(Data items)
┌──

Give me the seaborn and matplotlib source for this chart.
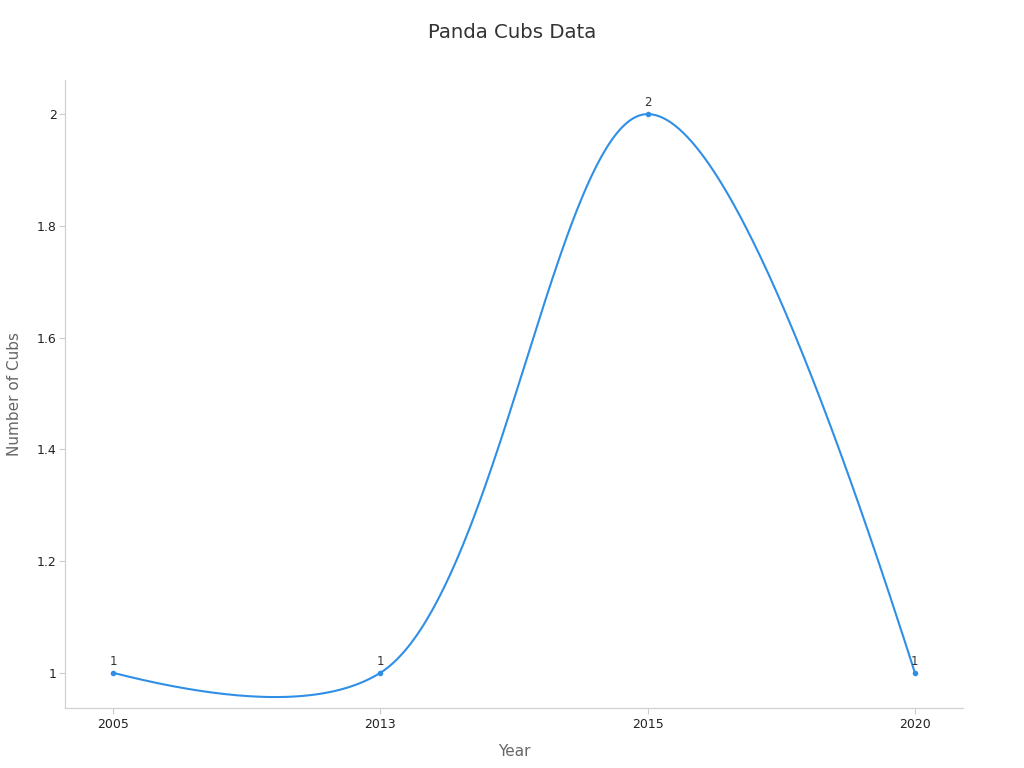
import numpy as np
import pandas as pd
import matplotlib
matplotlib.use("Agg")
import matplotlib.pyplot as plt
import seaborn as sns

years = ["2005", "2013", "2015", "2020"]
cubs = [1, 1, 2, 1]

LINE = "#2f8fe6"
SMOOTHNESS = 1.0
CR_EXP = 0.5

sns.set_theme(style="white")
plt.rcParams['font.family'] = ['DejaVu Sans']

fig = plt.figure(figsize=(10.24, 7.68), dpi=100)
ax = fig.add_axes([65/1024, 1-708/768, (963-65)/1024, (708-80)/768])

ax.set_xlim(-0.18, 3.18)
ax.set_ylim(0.937, 2.061)

xs = np.arange(len(years), dtype=float)
ys = np.array(cubs, dtype=float)
fig.canvas.draw()
pts = ax.transData.transform(np.column_stack([xs, ys]))


def make_tangent(prv, cur, nxt, smooth):
    d1 = prv - cur
    d2 = nxt - cur
    d1a = np.hypot(*d1) ** CR_EXP
    d2a = np.hypot(*d2) ** CR_EXP
    num = (d2a * d2a * d1 - d1a * d1a * d2) * smooth
    den1 = 3 * d2a * (d1a + d2a)
    den2 = 3 * d1a * (d1a + d2a)
    return cur + num / den1, cur - num / den2


n = len(pts)
tangents = [make_tangent(pts[i-1], pts[i], pts[i+1], SMOOTHNESS) for i in range(1, n-1)]
t = np.linspace(0, 1, 100)[:, None]
segs = []
P0, C, P1 = pts[0], tangents[0][0], pts[1]
segs.append((1-t)**2*P0 + 2*(1-t)*t*C + t**2*P1)
for i in range(2, n-1):
    P0, C1, C2, P3 = pts[i-1], tangents[i-2][1], tangents[i-1][0], pts[i]
    segs.append(((1-t)**3*P0 + 3*(1-t)**2*t*C1 + 3*(1-t)*t**2*C2 + t**3*P3)[1:])
P0, C, P1 = pts[n-2], tangents[n-3][1], pts[n-1]
segs.append(((1-t)**2*P0 + 2*(1-t)*t*C + t**2*P1)[1:])
curve = np.vstack(segs)
curve_data = ax.transData.inverted().transform(curve)
cdf = pd.DataFrame({"x": curve_data[:, 0], "y": curve_data[:, 1]})
sns.lineplot(data=cdf, x="x", y="y", sort=False, color=LINE, linewidth=1.5, ax=ax, estimator=None)

df = pd.DataFrame({"idx": xs, "cubs": ys})
sns.scatterplot(data=df, x="idx", y="cubs", color=LINE, s=16, edgecolor=LINE, linewidth=0, ax=ax, zorder=5)

for xi, yi in zip(xs, ys):
    ax.annotate(f"{yi:g}", (xi, yi), xytext=(0, 3.5), textcoords="offset points",
                ha="center", va="bottom", fontsize=8.5, color="#333333")

ax.set_xticks(xs)
ax.set_xticklabels(years)
yt = [1, 1.2, 1.4, 1.6, 1.8, 2]
ax.set_yticks(yt)
ax.set_yticklabels([f"{v:g}" for v in yt])
ax.tick_params(axis="both", labelsize=9, colors="#222222", length=4, width=0.8,
               color="#cccccc", bottom=True, left=True)
ax.tick_params(axis="x", pad=3)
ax.tick_params(axis="y", pad=2)

for s in ["top", "right"]:
    ax.spines[s].set_visible(False)
for s in ["left", "bottom"]:
    ax.spines[s].set_color("#d0d0d0")
    ax.spines[s].set_linewidth(0.9)

ax.set_xlabel("Year", fontsize=11, color="#666666", labelpad=9.5)
ax.set_ylabel("Number of Cubs", fontsize=11, color="#666666", labelpad=10.5)
fig.suptitle("Panda Cubs Data", y=1-33/768, va="center", fontsize=14.2, color="#333333")

fig.savefig("out.png", dpi=100)
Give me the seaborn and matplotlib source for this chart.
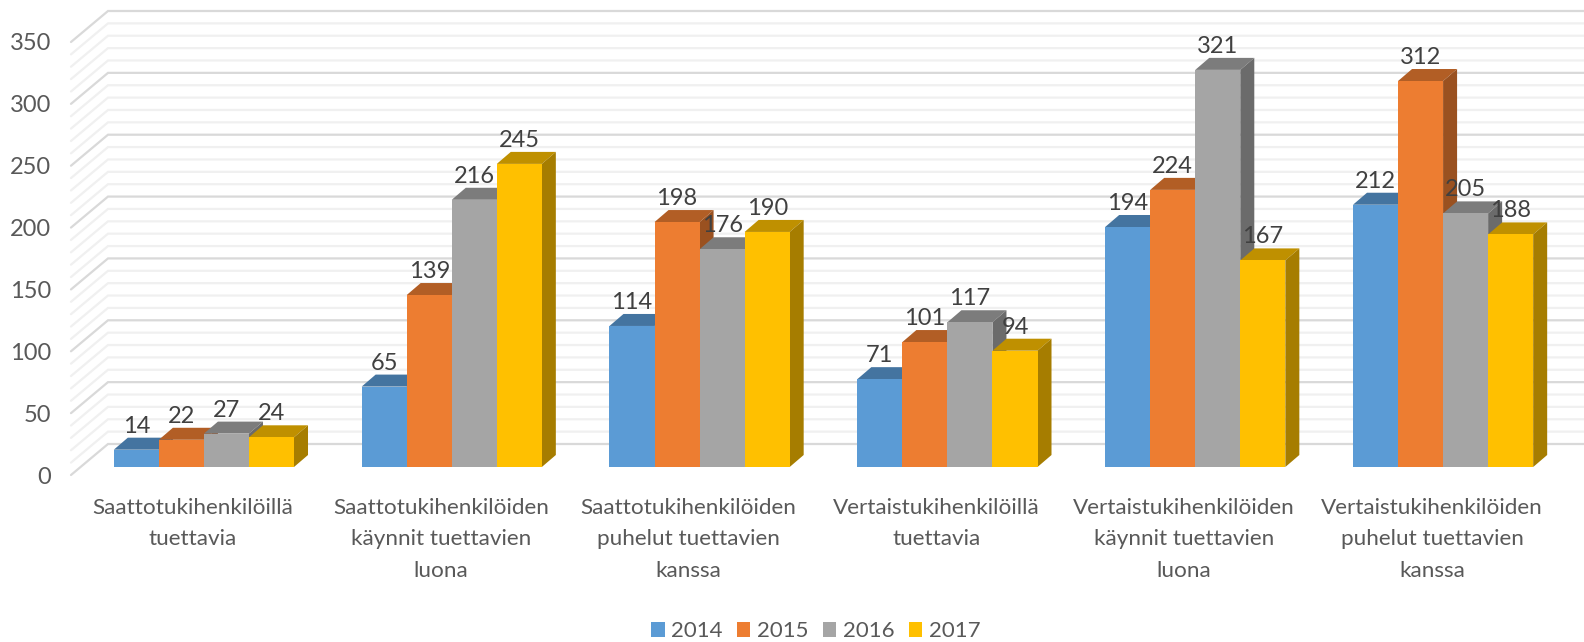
#!/usr/bin/env python3

import numpy as np
import pandas as pd
import matplotlib
matplotlib.use("Agg")
import matplotlib.pyplot as plt
import seaborn as sns
from matplotlib.patches import Polygon
from matplotlib.transforms import IdentityTransform, ScaledTranslation

categories = [
    "Saattotukihenkilöillä\ntuettavia",
    "Saattotukihenkilöiden\nkäynnit tuettavien\nluona",
    "Saattotukihenkilöiden\npuhelut tuettavien\nkanssa",
    "Vertaistukihenkilöillä\ntuettavia",
    "Vertaistukihenkilöiden\nkäynnit tuettavien\nluona",
    "Vertaistukihenkilöiden\npuhelut tuettavien\nkanssa",
]
years = ["2014", "2015", "2016", "2017"]
values_2014 = [14, 65, 114, 71, 194, 212]
values_2015 = [22, 139, 198, 101, 224, 312]
values_2016 = [27, 216, 176, 117, 321, 205]
values_2017 = [24, 245, 190, 94, 167, 188]
colors = ["#5B9BD5", "#ED7D31", "#A5A5A5", "#FFC000"]
y_ticks = [0, 50, 100, 150, 200, 250, 300, 350]
y_minor = 10

TEXT = "#595959"
DPI = 100
# 3d look, all in pixels
BAR_DX, BAR_DY = 14, 12      # depth of one bar
WALL_FRONT = (-9, -8)        # wall/floor front edge relative to bar plane
WALL_BACK = (28, 23)         # back wall relative to bar plane

sns.set_theme(style="white")
plt.rcParams["font.family"] = ["Lato", "DejaVu Sans"]

df = pd.DataFrame({
    "category": categories * 4,
    "year": [y for y in years for _ in categories],
    "value": values_2014 + values_2015 + values_2016 + values_2017,
})

fig = plt.figure(figsize=(15.84, 6.42), dpi=DPI)
ax = fig.add_axes([80 / 1584, (642 - 467) / 642, 1487 / 1584, 433 / 642])

sns.barplot(data=df, x="category", y="value", hue="year", palette=colors,
            width=0.727, gap=0, saturation=1, linewidth=0, errorbar=None, ax=ax)
ax.set_xlim(-0.5, 5.5)
ax.set_ylim(0, y_ticks[-1])
ax.set_xlabel("")
ax.set_ylabel("")
sns.despine(ax=ax, left=True, bottom=True)
ax.patch.set_visible(False)
fig.canvas.draw()

px = IdentityTransform()

# side wall and back wall grid
for v in range(0, y_ticks[-1] + 1, y_minor):
    x0, y0 = ax.transData.transform((-0.5, v))
    major = v in y_ticks
    c = "#D9D9D9" if major else "#F0F0F0"
    xs = [x0 + WALL_FRONT[0], x0 + WALL_BACK[0], 1600]
    ys = [y0 + WALL_FRONT[1], y0 + WALL_BACK[1], y0 + WALL_BACK[1]]
    ax.plot(xs, ys, color=c, lw=1.6, transform=px, clip_on=False, zorder=1,
            solid_joinstyle="miter")

# bar tops and sides, left to right so the next bar covers the side before it
bars = [b for b in ax.patches if b.get_height() > 0]
bars = sorted(bars, key=lambda b: b.get_x())
for i, bar in enumerate(bars):
    (xl, yb), (xr, yt) = ax.transData.transform(
        [(bar.get_x(), 0), (bar.get_x() + bar.get_width(), bar.get_height())])
    base = np.array(bar.get_facecolor()[:3])
    z = 3 + i
    top = Polygon([(xl, yt), (xr, yt), (xr + BAR_DX, yt + BAR_DY), (xl + BAR_DX, yt + BAR_DY)],
                  closed=True, fc=base * 0.75, lw=0, transform=px, clip_on=False, zorder=z)
    side = Polygon([(xr, yb), (xr + BAR_DX, yb + BAR_DY), (xr + BAR_DX, yt + BAR_DY), (xr, yt)],
                   closed=True, fc=base * 0.65, lw=0, transform=px, clip_on=False, zorder=z)
    ax.add_patch(top)
    ax.add_patch(side)
    bar.set_zorder(z + 0.5)
    # value label sits over the bar top
    ax.text(xl + (xr - xl) / 2, yt + 23.5, f"{bar.get_height():.0f}", transform=px,
            ha="center", va="center", fontsize=17, color="#404040", zorder=50, clip_on=False)

ax.set_yticks(y_ticks)
ax.tick_params(axis="y", length=0, pad=21, labelsize=17, labelcolor=TEXT)
ax.tick_params(axis="x", length=0, pad=22.5, labelsize=16.2, labelcolor=TEXT)
for lab in ax.get_yticklabels():
    lab.set_transform(lab.get_transform() + ScaledTranslation(0, -8 / DPI, fig.dpi_scale_trans))
for lab in ax.get_xticklabels():
    lab.set_transform(lab.get_transform() + ScaledTranslation(-11 / DPI, 0, fig.dpi_scale_trans))
    lab.set_linespacing(1.7)

sns.move_legend(ax, "lower center", bbox_to_anchor=(0.515, -0.03), bbox_transform=fig.transFigure,
                ncol=4, title=None, frameon=False, fontsize=16, handlelength=0.62,
                handleheight=0.62, columnspacing=0.63, handletextpad=0.3, labelcolor=TEXT)

fig.savefig("out.png", dpi=DPI)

└──

Your instructions:
Look at the listing and set down only the lines from its start through the line with "pts = ax.transData.transform(np.column_stack([xs, ys]))", word for word and without pictures.

Response to the exercise:
Give me the seaborn and matplotlib source for this chart.
import numpy as np
import pandas as pd
import matplotlib
matplotlib.use("Agg")
import matplotlib.pyplot as plt
import seaborn as sns

years = ["2005", "2013", "2015", "2020"]
cubs = [1, 1, 2, 1]

LINE = "#2f8fe6"
SMOOTHNESS = 1.0
CR_EXP = 0.5

sns.set_theme(style="white")
plt.rcParams['font.family'] = ['DejaVu Sans']

fig = plt.figure(figsize=(10.24, 7.68), dpi=100)
ax = fig.add_axes([65/1024, 1-708/768, (963-65)/1024, (708-80)/768])

ax.set_xlim(-0.18, 3.18)
ax.set_ylim(0.937, 2.061)

xs = np.arange(len(years), dtype=float)
ys = np.array(cubs, dtype=float)
fig.canvas.draw()
pts = ax.transData.transform(np.column_stack([xs, ys]))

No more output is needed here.